• DIRECTIVE:
Starting at the first line of the listing below, retype each line up to and including the one that contains "plt.rcParams['font.family'] = ['Liberation". Leave pictures out.

>> Start

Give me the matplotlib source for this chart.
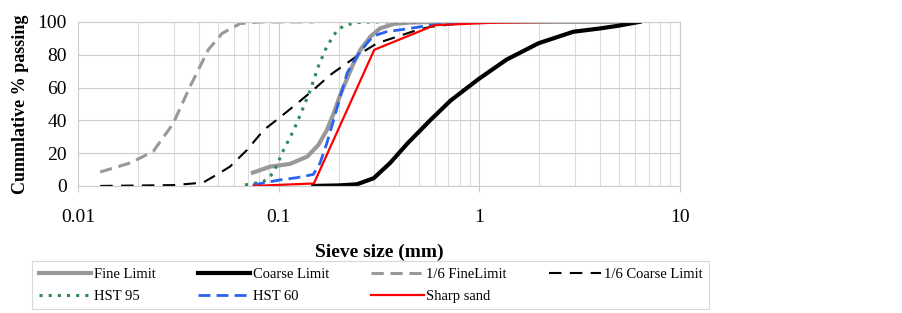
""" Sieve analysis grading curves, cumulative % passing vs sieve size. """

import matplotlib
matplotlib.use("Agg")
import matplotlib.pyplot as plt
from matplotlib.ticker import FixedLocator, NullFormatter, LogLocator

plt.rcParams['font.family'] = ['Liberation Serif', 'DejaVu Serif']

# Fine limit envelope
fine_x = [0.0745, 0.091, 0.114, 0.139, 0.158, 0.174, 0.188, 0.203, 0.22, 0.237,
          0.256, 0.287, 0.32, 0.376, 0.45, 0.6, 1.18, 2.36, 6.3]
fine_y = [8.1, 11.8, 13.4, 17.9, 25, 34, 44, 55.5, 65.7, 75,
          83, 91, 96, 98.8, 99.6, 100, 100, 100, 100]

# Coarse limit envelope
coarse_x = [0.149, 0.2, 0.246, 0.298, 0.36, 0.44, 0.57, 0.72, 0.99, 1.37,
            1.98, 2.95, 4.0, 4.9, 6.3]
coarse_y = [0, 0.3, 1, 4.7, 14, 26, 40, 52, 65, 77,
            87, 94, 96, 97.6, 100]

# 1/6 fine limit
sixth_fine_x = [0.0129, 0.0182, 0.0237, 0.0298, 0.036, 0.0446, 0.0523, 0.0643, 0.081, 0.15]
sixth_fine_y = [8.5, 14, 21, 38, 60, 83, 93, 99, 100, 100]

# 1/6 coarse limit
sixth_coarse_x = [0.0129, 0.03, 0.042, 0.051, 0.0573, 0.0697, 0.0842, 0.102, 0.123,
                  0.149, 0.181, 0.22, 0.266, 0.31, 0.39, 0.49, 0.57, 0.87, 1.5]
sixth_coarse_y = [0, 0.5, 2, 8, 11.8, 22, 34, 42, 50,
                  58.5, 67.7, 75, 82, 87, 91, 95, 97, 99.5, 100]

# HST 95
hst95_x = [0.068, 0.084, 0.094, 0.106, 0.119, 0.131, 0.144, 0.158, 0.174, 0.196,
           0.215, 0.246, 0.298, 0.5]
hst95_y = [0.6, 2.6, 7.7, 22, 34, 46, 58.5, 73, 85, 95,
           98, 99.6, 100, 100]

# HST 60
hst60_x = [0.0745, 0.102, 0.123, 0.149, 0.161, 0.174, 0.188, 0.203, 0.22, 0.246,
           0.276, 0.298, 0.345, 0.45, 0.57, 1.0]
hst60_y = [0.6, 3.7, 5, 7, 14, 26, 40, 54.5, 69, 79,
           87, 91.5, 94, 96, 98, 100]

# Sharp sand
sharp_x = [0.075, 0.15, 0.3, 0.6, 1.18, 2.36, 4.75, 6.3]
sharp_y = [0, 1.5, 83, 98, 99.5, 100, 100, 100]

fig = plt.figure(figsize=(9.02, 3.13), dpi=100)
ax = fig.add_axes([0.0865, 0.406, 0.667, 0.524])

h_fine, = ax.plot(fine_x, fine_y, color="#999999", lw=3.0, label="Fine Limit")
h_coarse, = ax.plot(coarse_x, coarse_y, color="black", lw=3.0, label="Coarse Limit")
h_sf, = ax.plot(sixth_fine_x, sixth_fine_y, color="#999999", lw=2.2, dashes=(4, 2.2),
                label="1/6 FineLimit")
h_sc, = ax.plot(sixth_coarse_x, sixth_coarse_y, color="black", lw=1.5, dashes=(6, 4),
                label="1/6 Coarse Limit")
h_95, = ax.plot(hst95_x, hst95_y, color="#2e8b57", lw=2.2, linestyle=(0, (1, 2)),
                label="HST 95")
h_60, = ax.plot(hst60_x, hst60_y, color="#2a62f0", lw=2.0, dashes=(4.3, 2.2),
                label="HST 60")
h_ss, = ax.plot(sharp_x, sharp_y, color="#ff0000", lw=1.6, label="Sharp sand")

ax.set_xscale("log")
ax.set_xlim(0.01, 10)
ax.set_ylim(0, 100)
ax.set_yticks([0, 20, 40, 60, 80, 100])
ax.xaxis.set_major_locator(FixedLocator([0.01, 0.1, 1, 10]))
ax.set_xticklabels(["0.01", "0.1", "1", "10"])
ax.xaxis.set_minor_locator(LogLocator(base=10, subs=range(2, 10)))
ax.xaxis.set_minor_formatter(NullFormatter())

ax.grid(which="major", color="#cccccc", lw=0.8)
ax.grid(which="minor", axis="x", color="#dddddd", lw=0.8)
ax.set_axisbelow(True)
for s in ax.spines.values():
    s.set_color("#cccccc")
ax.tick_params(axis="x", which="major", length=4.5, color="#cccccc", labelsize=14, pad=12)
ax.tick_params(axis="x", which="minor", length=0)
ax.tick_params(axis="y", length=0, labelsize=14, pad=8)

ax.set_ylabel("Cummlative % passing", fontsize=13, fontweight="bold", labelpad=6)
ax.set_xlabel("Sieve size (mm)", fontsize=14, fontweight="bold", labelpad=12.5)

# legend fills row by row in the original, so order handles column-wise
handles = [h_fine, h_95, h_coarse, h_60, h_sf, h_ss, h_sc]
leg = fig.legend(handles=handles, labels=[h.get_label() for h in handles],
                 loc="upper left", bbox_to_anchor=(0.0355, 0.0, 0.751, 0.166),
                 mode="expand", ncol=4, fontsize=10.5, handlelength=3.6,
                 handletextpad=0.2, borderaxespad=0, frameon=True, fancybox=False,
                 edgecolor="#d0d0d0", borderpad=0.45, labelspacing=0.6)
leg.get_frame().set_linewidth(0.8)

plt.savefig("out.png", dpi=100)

>> End

• EXERCISE SOLUTION:
Give me the matplotlib source for this chart.
""" Sieve analysis grading curves, cumulative % passing vs sieve size. """

import matplotlib
matplotlib.use("Agg")
import matplotlib.pyplot as plt
from matplotlib.ticker import FixedLocator, NullFormatter, LogLocator

plt.rcParams['font.family'] = ['Liberation Serif', 'DejaVu Serif']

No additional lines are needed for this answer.